> Here are a few reasons I can think of, at the moment, why a bartender
> wouldn't know a particular drink.
>
> 1) Its a recipe you made up yourself.
>
> 2) Its a recipe your friends made up.
>
> 3) There are hundreds of classic cocktails, and there are 10,000s of
> variations. They may just have missed your particular recipe.
>
> 4) The bartender doesn't have much experience of cocktails.
>
> 5) The drink you ask for has multiple different recipes, some similar
> some not.
>
> 6) The drink recipe is obscure, and is only mentioned in one book,
> which you are the only person who has a copy. Stump the bartender is
> a bad game to play.
>
> 7) The bartender in question doesn't bother to learn recipes which
> include any of the following: gatorade, everclear, mulitple colours
> of sambucca, blue curacao, hypnotic, etc etc.
>
> 8) lime juice, blue curacao, grenadine, is not a combination of
> ingredients that they would care to remember, let alone give it a
> specific name.
>
> 9) A recipe which you yourself consider good/ fantastic/ OMFG is not
> necessarily going to be seen that way by someone else.
>
> 10) The bartender doesn't like to make drinks which are all name, no
> actually substance.
This is a beautiful list.

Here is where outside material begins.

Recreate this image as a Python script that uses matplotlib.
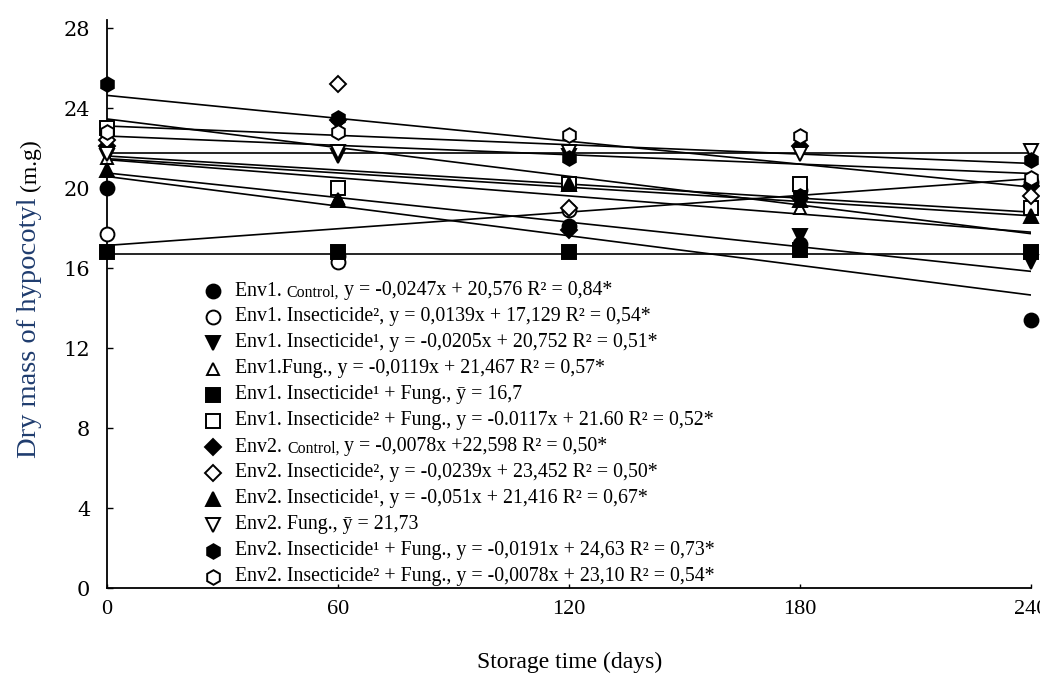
import matplotlib
matplotlib.use("Agg")
import matplotlib.pyplot as plt
import numpy as np

days = [0, 60, 120, 180, 240]
y_ticks = [0, 4, 8, 12, 16, 20, 24, 28]

env1_control = [20.0, 16.6, 18.1, 17.2, 13.4]
env1_ins2 = [17.7, 16.3, 18.9, 19.9, 20.3]
env1_ins1 = [21.6, 21.6, 21.6, 17.6, 16.3]
env1_fung = [21.5, 19.5, 20.2, 19.0, 19.1]
env1_ins1_fung = [16.8, 16.8, 16.8, 16.9, 16.8]
env1_ins2_fung = [23.0, 20.0, 20.2, 20.2, 19.0]
env2_control = [22.1, 23.4, 17.9, 22.1, 20.1]
env2_ins2 = [22.4, 25.2, 19.0, 19.5, 19.6]
env2_ins1 = [20.9, 19.4, 20.2, 19.4, 18.6]
env2_fung = [21.7, 21.8, 21.8, 21.7, 21.85]
env2_ins1_fung = [25.2, 23.5, 21.5, 19.6, 21.4]
env2_ins2_fung = [22.8, 22.8, 22.65, 22.6, 20.5]

series = [env1_control, env1_ins2, env1_ins1, env1_fung, env1_ins1_fung, env1_ins2_fung,
          env2_control, env2_ins2, env2_ins1, env2_fung, env2_ins1_fung, env2_ins2_fung]

# fitted lines (slope, intercept) as drawn in the chart
slopes = [-0.0247, 0.0139, -0.0205, -0.0119, 0.0, -0.0117, -0.0078, -0.0239, -0.0151, 0.0, -0.0191, -0.0078]
intercepts = [20.576, 17.129, 20.752, 21.467, 16.7, 21.60, 22.598, 23.452, 21.416, 21.73, 24.63, 23.10]

labels = [
    [("Env1. ", 1.0), ("Control,", 0.8), (" y = -0,0247x + 20,576 R² = 0,84*", 1.0)],
    [("Env1. Insecticide², y = 0,0139x + 17,129 R² = 0,54*", 1.0)],
    [("Env1. Insecticide¹, y = -0,0205x + 20,752 R² = 0,51*", 1.0)],
    [("Env1.Fung., y = -0,0119x + 21,467 R² = 0,57*", 1.0)],
    [("Env1. Insecticide¹ + Fung., ȳ = 16,7", 1.0)],
    [("Env1. Insecticide² + Fung., y = -0.0117x + 21.60 R² = 0,52*", 1.0)],
    [("Env2. ", 1.0), ("Control,", 0.8), (" y = -0,0078x +22,598 R² = 0,50*", 1.0)],
    [("Env2. Insecticide², y = -0,0239x + 23,452 R² = 0,50*", 1.0)],
    [("Env2. Insecticide¹, y = -0,051x + 21,416 R² = 0,67*", 1.0)],
    [("Env2. Fung., ȳ = 21,73", 1.0)],
    [("Env2. Insecticide¹ + Fung., y = -0,0191x + 24,63 R² = 0,73*", 1.0)],
    [("Env2. Insecticide² + Fung., y = -0,0078x + 23,10 R² = 0,54*", 1.0)],
]

markers = ['o', 'o', 'v', '^', 's', 's', 'D', 'D', '^', 'v', 'h', 'h']
filled = [True, False, True, False, True, False, True, False, True, False, True, False]
msizes = [10, 10, 10, 9, 9.5, 9.5, 8, 8, 9.5, 9.5, 10.5, 10.5]

fig = plt.figure(figsize=(10.4, 6.8), dpi=100)
ax = fig.add_axes([107 / 1040, 92 / 680, (1031 - 107) / 1040, 568 / 680])

xline = np.array([days[0], days[-1]])
for s, b in zip(slopes, intercepts):
    ax.plot(xline, b + s * xline, color='black', lw=1.2, zorder=2, solid_capstyle='butt')

for vals, m, f, ms in zip(series, markers, filled, msizes):
    ax.plot(days, vals, linestyle='none', marker=m, markersize=ms,
            markerfacecolor='black' if f else 'white', markeredgecolor='black',
            markeredgewidth=1.4, zorder=3, clip_on=False)

ax.set_xlim(0, 240)
ax.set_ylim(0, 28.4)
ax.set_xticks(days)
ax.set_yticks(y_ticks)
ax.set_xticklabels([str(d) for d in days], fontfamily='Liberation Serif', fontsize=16)
ax.set_yticklabels([str(t) for t in y_ticks], fontfamily='DejaVu Serif', fontsize=15)
ax.tick_params(axis='y', direction='in', length=4, width=1, pad=12)
ax.tick_params(axis='x', direction='in', length=3, width=1, pad=9)
for sp in ['top', 'right']:
    ax.spines[sp].set_visible(False)
for sp in ['left', 'bottom']:
    ax.spines[sp].set_linewidth(1.3)

# legend drawn inside the axes
fs = 14.3
mx = (213 - 107) / 924
tx = (235 - 107) / 924
y0 = (588 - 291) / 568
dy = 26 / 568
for i, (lab, m, f, ms) in enumerate(zip(labels, markers, filled, msizes)):
    yy = y0 - i * dy
    ax.plot([mx], [yy], transform=ax.transAxes, linestyle='none', marker=m, markersize=ms,
            markerfacecolor='black' if f else 'white', markeredgecolor='black',
            markeredgewidth=1.4, clip_on=False, zorder=4)
    prev = ax.text(tx, yy, lab[0][0], transform=ax.transAxes, ha='left', va='center',
                   fontfamily='Liberation Serif', fontsize=fs * lab[0][1], zorder=4)
    for txt, sc in lab[1:]:
        prev = ax.annotate(txt, xy=(1, 0), xycoords=prev, ha='left', va='bottom',
                           fontfamily='Liberation Serif', fontsize=fs * sc, zorder=4)

fig.text(570 / 1040, 18 / 680, "Storage time (days)", ha='center', va='center',
         fontfamily='Liberation Serif', fontsize=17)
t1 = fig.text(30 / 1040, (680 - 458) / 680, "Dry mass of hypocotyl", rotation=90,
              ha='center', va='bottom', fontfamily='Liberation Serif', fontsize=20.5,
              color='#1f3c6e')
ax.annotate("(m.g)", xy=(0.5, 1), xycoords=t1, xytext=(0, 5), textcoords='offset points',
            rotation=90, ha='center', va='bottom', fontfamily='Liberation Serif', fontsize=17,
            color='black')

fig.savefig("out.png", dpi=100)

No joke at all, I f-ing love it :)
Four to add...for posterity sake...
11) It's the latest trend cocktail that has a serving radius of Paris Hilton
and it's yet to be heard of by anybody that hasn't read the right source yet.
12) It's a regional cocktail, of which you're in the wrong region. If they've
only heard of it on the west coast (USA), don't expect to find the recipe on
index cards in the Florida Keys.
13) It may be a recipe that already exists by another name, and you're the
poor individual that was taught the wrong name for it.
14) The recipe is the latest creation of a marketting campaign by Bacardi,
Skyy, Midori, etc. Most bartenders don't waste their time learning these
drinks that nobody else will know and will be forgotten in 2 months.